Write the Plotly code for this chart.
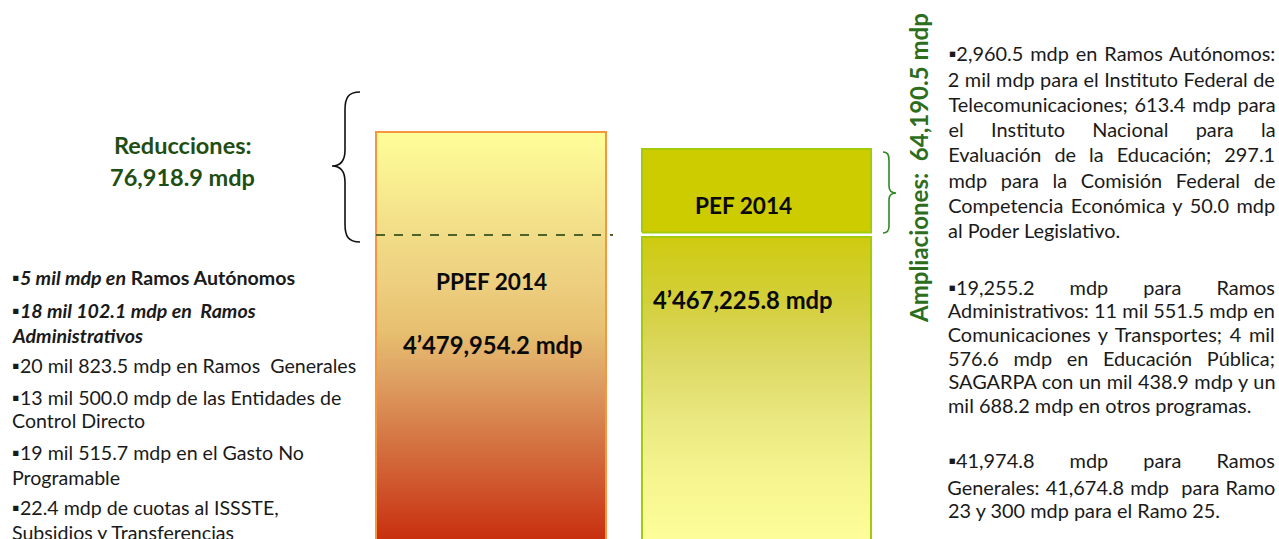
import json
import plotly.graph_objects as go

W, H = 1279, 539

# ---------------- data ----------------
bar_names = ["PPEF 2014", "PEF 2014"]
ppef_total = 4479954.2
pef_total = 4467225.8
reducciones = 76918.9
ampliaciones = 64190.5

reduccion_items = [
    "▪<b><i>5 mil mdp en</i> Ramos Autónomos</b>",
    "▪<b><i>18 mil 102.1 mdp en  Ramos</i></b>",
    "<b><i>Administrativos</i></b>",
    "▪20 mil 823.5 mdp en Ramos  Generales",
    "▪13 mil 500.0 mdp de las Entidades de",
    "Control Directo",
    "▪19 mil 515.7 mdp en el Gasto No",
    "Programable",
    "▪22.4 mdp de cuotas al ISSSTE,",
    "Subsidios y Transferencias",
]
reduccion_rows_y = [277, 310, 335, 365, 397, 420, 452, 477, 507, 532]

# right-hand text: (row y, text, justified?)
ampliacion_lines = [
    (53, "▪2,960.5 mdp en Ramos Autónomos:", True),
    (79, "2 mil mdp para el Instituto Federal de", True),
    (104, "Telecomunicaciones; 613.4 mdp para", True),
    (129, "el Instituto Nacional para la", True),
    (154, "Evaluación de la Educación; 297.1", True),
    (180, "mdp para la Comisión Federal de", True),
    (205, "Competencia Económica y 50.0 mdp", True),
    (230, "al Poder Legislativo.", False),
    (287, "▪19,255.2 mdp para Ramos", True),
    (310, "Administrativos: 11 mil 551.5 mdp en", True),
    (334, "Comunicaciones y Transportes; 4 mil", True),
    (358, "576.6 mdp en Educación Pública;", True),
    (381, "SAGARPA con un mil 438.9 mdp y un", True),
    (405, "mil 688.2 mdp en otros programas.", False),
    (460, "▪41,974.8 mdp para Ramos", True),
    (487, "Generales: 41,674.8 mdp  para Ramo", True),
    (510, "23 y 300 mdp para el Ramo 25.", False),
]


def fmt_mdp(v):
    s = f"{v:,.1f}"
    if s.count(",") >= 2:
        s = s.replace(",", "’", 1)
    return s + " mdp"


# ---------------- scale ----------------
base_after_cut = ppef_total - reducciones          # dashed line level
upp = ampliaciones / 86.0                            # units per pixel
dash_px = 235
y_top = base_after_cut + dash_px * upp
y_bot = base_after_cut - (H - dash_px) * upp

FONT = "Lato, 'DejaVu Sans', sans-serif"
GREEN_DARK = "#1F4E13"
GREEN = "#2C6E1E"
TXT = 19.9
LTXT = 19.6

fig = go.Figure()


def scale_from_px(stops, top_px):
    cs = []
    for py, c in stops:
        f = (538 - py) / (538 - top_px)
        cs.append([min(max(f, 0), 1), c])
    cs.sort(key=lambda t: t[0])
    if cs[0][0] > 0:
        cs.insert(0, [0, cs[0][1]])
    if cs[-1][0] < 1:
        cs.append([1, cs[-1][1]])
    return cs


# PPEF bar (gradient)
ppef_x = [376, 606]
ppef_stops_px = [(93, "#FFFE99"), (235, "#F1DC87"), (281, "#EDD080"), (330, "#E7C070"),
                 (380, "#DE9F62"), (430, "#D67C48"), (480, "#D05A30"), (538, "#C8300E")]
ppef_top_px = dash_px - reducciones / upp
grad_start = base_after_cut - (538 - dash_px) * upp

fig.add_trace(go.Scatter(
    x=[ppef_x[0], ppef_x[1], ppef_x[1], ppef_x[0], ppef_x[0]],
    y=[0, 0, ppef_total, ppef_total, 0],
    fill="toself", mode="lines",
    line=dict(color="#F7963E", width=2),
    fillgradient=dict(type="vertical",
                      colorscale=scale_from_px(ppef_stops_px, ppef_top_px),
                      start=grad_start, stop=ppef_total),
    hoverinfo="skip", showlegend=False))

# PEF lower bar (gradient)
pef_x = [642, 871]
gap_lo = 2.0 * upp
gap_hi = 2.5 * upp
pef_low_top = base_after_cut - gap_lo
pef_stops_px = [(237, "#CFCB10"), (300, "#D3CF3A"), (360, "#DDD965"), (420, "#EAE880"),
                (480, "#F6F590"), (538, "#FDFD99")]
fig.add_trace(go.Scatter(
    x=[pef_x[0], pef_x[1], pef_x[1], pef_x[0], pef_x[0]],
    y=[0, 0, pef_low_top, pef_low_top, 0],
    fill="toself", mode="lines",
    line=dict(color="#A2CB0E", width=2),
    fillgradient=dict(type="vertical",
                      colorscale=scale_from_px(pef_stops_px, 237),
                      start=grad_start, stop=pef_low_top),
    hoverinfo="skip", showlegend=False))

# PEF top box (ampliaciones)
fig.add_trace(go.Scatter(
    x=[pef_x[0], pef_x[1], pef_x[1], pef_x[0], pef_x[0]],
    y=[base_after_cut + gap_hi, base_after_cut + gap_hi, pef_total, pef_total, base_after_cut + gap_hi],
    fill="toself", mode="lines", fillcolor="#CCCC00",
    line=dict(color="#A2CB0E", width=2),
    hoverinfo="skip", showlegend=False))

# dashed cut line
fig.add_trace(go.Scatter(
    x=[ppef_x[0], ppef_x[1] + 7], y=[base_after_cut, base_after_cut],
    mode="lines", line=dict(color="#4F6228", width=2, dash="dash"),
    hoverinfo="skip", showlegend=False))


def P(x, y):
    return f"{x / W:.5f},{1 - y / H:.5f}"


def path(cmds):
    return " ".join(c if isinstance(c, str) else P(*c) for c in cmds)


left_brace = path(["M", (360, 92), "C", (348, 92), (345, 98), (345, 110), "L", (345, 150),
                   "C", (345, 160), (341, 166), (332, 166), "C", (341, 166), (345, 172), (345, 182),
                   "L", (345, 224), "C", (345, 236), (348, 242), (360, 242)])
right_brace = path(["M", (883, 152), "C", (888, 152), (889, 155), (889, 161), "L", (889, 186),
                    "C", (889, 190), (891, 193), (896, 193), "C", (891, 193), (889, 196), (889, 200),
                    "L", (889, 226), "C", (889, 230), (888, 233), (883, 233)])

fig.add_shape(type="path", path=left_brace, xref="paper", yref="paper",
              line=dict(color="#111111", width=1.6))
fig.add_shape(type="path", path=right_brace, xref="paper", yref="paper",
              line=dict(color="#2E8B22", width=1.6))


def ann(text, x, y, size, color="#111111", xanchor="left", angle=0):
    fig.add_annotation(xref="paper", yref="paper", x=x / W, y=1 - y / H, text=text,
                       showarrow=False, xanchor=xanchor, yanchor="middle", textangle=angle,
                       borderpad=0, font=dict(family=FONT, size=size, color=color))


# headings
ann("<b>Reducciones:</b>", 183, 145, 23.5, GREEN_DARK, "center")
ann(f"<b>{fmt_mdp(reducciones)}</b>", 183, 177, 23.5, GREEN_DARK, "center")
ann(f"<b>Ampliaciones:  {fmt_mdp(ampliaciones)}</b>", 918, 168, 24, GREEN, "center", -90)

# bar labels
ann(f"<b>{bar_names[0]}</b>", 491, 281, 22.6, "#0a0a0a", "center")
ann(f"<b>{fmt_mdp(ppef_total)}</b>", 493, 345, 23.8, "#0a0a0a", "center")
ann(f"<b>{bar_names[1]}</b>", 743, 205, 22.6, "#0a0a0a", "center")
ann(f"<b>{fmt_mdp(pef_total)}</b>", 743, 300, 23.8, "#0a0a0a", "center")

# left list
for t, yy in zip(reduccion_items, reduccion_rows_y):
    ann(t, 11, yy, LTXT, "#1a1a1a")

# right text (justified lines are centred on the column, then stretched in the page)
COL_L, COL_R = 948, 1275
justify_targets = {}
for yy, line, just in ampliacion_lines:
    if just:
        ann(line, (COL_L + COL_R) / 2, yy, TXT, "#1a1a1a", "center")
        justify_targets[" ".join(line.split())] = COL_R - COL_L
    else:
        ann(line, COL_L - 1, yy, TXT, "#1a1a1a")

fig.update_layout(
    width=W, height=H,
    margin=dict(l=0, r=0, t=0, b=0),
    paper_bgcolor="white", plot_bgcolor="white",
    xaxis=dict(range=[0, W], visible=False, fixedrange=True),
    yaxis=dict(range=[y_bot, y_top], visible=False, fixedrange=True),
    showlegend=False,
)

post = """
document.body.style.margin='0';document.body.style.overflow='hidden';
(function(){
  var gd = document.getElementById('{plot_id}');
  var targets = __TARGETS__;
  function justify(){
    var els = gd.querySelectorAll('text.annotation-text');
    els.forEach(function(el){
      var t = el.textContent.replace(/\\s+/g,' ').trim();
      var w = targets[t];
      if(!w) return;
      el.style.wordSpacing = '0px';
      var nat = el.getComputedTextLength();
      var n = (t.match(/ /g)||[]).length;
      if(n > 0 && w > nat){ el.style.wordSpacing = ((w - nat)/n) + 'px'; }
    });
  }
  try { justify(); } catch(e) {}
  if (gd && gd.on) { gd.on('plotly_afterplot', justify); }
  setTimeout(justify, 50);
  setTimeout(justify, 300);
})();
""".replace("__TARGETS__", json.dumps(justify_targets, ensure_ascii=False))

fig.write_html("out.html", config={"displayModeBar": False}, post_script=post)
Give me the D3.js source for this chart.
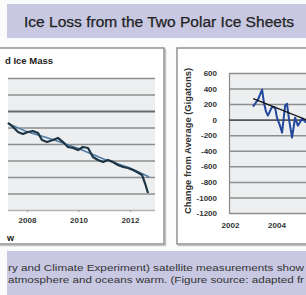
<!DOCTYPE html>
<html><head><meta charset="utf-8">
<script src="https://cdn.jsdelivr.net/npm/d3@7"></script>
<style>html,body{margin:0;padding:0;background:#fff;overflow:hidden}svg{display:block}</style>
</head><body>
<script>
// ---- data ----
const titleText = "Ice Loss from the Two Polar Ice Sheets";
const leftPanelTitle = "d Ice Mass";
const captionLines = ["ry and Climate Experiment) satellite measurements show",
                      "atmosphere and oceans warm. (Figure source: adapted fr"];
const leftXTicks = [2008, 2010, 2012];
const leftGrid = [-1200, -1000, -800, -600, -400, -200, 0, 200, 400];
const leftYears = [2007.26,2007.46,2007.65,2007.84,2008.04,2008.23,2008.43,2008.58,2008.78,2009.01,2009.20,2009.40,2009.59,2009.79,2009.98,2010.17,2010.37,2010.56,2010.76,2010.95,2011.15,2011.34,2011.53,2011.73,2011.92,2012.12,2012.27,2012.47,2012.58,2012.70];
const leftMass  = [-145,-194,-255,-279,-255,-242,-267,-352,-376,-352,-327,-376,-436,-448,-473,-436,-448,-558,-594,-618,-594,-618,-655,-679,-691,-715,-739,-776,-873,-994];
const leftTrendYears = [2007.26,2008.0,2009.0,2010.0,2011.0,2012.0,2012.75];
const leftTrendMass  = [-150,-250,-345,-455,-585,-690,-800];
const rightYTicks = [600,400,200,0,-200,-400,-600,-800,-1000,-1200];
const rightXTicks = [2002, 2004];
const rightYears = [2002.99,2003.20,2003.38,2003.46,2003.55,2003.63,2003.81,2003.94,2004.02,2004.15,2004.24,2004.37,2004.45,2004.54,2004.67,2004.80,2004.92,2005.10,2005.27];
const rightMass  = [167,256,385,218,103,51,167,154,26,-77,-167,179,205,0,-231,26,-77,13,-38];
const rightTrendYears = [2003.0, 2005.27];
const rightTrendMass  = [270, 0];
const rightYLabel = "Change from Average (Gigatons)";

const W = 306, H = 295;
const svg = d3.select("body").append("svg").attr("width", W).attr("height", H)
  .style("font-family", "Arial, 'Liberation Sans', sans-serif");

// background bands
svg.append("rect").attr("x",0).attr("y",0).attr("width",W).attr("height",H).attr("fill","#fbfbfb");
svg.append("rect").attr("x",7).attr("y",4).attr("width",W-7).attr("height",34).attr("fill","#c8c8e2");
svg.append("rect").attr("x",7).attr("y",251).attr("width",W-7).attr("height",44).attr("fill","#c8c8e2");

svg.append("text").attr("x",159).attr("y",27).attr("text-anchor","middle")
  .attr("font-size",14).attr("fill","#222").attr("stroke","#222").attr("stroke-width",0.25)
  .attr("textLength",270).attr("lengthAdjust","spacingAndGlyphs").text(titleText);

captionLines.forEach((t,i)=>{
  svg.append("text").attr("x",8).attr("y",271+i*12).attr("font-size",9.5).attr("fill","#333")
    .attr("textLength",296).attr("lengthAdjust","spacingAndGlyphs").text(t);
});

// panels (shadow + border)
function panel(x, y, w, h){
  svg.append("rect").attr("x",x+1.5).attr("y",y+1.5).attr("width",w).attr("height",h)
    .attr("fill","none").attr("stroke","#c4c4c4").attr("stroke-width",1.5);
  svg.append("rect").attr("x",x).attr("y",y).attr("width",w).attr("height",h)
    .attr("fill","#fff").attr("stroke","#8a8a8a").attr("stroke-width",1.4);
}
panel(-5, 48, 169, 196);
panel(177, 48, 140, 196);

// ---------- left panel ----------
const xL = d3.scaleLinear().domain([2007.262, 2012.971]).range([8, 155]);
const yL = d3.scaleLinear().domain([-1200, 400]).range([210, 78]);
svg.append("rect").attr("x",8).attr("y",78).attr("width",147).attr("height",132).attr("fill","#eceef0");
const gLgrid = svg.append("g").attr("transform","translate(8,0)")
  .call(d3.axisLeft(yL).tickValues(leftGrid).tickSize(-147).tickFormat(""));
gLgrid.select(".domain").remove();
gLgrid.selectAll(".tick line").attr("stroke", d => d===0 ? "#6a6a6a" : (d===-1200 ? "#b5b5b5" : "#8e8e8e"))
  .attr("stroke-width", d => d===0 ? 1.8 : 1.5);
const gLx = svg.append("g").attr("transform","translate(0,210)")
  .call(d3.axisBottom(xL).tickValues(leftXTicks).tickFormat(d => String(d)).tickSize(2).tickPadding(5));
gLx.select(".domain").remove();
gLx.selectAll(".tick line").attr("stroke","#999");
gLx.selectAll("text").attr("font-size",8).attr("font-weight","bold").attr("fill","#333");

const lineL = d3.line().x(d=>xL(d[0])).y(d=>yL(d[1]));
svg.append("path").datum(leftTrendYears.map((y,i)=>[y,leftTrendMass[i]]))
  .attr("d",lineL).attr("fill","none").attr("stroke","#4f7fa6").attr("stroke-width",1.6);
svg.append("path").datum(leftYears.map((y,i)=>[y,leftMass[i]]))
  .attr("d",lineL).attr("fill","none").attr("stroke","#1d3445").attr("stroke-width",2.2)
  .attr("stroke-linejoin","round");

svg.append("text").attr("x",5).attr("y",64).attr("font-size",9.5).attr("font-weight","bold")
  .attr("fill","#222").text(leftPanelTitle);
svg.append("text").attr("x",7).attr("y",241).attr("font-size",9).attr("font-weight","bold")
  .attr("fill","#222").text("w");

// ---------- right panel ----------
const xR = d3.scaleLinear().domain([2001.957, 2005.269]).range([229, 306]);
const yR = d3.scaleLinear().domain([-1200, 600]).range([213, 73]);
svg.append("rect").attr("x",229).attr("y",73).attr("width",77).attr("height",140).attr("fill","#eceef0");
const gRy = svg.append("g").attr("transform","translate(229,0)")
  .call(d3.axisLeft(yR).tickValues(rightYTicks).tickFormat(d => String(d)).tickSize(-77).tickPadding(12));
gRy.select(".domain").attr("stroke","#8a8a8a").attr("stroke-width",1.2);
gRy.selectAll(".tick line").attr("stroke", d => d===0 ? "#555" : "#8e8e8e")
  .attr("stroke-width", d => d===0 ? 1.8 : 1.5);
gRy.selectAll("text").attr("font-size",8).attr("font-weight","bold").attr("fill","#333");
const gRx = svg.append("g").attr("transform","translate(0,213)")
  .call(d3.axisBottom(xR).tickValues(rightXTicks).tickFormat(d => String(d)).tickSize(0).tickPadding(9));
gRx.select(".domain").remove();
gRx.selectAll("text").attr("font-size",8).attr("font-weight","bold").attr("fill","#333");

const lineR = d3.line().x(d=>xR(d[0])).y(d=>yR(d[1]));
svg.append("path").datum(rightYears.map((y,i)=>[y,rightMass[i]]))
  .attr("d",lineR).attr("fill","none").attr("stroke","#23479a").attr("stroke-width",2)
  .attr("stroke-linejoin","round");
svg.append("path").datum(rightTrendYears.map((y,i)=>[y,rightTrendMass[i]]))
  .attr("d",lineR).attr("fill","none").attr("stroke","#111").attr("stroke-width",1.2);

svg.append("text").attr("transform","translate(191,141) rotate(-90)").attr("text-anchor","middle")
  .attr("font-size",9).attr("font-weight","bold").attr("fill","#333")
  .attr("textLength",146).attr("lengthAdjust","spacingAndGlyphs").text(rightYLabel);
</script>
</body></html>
________________
### Written problem
Nothing but the lines from the start of the records above through the line with "ampliaciones = 64190.5" should be retyped, each exactly as written; leave out all pictures.

### Response
Write the Plotly code for this chart.
import json
import plotly.graph_objects as go

W, H = 1279, 539

# ---------------- data ----------------
bar_names = ["PPEF 2014", "PEF 2014"]
ppef_total = 4479954.2
pef_total = 4467225.8
reducciones = 76918.9
ampliaciones = 64190.5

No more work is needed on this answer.